Bisnis.com, JAKARTA - Data Badan Nasional Penanggulangan Bencana menunjukkan bahwa dalam kejadian bencana, 60-70 persen korbannya adalah perempuan dan anak-anak. Padahal, perempuan memiliki peran strategis untuk dapat menjadi pelopor ketangguhan bencana mulai dari tingkat keluarga.
Tuty Kusumawati, Kepala Dinas Dinas Pemberdayaan Perlindungan Anak dan Pengendalian Penduduk (PPAPP) DKI Jakarta, menyebutkan perempuan memiliki jiwa melindungi yang tinggi pada anak dan keluarga dan dengan bekal pengetahuan yang memadai mereka dapat menjadi agen perubahan dalam membentuk kesiapsiagaan dan ketangguhan terhadap bencana.
"Perempuan memiliki peran strategis dalam penanggulangan bencana dan sangat efektif dalam mentransfer pengetahuan dan wawasannya tentang kesiapsiagaan bencana kepada anak-anaknya, keluarga, dan lingkungan sekitarnya," kata Tuty melalui keterangan pers, Senin (26/4/2021).
Kesiapsiagaan terhadap bencana merupakan salah satu hal yang esensial untuk dimiliki oleh masyarakat, termasuk kaum perempuan. Menurutnya, sudah seharusnya perempuan memiliki kesiapsiagaan mengingat jumlah korban bencana sebagian besar adalah perempuan.
Di Jepang, yang masyarakatnya sangat siap menghadapi bencana terungkap bahwa 34 persen korban selamat dalam bencana karena menyelamatkan dirinya sendiri, dan 31,9 persen diselamatkan orang lain, lalu 28 persen diselamatkan oleh tetangga. Hanya 5 persen diselamatkan oleh tim penyelamat.
Kepala Seksi Pencegahan Badan Penanggulangan Bencana Daerah DKI Jakarta Rian Sarsono menyampaikan bahwa dalam setiap kejadian bencana terlihat perempuan memiliki jiwa untuk melindungi anak, melindungi keluarga.
Dalam kondisi bencana, perempuan biasanya masih memikirkan kondisi anaknya atau kondisi keluarganya. Oleh karena itu, sangat tepat menjadikan perempuan sebagai agen perubahan untuk membangun budaya sadar bencana dimulai dari lingkungan keluarga.

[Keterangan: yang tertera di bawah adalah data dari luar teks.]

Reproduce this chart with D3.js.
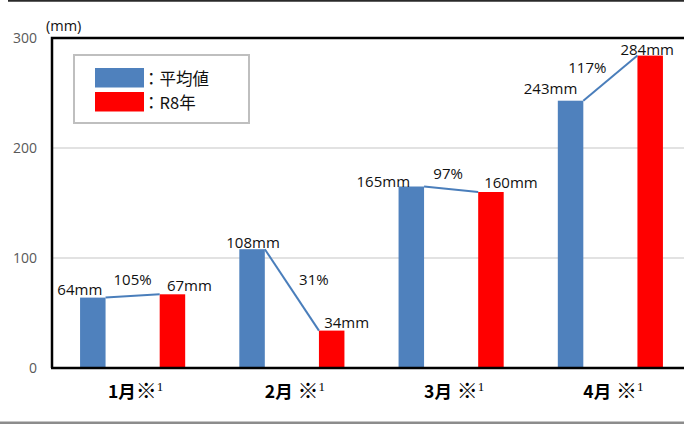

"Dalam hal ini, perempuan tidak hanya dilihat sebagai kelompok rentan saat terjadi bencana, tetapi justru bisa menjadi kekuatan bila dibekali dengan pengetahuan yang cukup," kata Rian.
Manajer Proyek SinerGi (Supporting Disaster Preparedness of Government and Communities) WVI menyebutkan, kerentanan perempuan dalam kondisi bencana mulai dari potensi kekerasan seksual, gangguan kesehatan reproduksi, kekerasan dalam rumah tangga, hingga menanggung beban ganda dalam menjalankan peran.
Oleh karena itu, penting bagi perempuan untuk menjadi tangguh bencana agar mampu bangkit kembali dari kondisi terpuruk karena guncangan dan tekanan akibat bencana.
Selama kurun waktu 2018-2020, WVI melakukan respon saat terjadi bencana yang juga melibatkan perempuan dalam setiap respons, mulai dari tanggap darurat hingga pemulihan pascabencana.
Salah seorang relawan bencana di Kelurahan Pademangan Barat, Jakarta Utara, Sumiyati (52), mengapresiasi berbagai pelatihan yang diadakan oleh Wahana Visi Indonesia (WVI), sehingga banyak pengetahuan baru mengenai kebencanaan yang didapat.
"Perempuan pun bisa berperan dalam memberi informasi, memberi bantuan dasar seperti menyediakan makanan melalui dapur umum, hingga membantu pemberian dukungan psikososial. Tetapi selalu ada tantangan, yaitu karena waktu yang terbatas dengan adanya tanggung jawab terhadap keluarga, juga adanya keterbatasan sumber daya," tutup Sumiyati.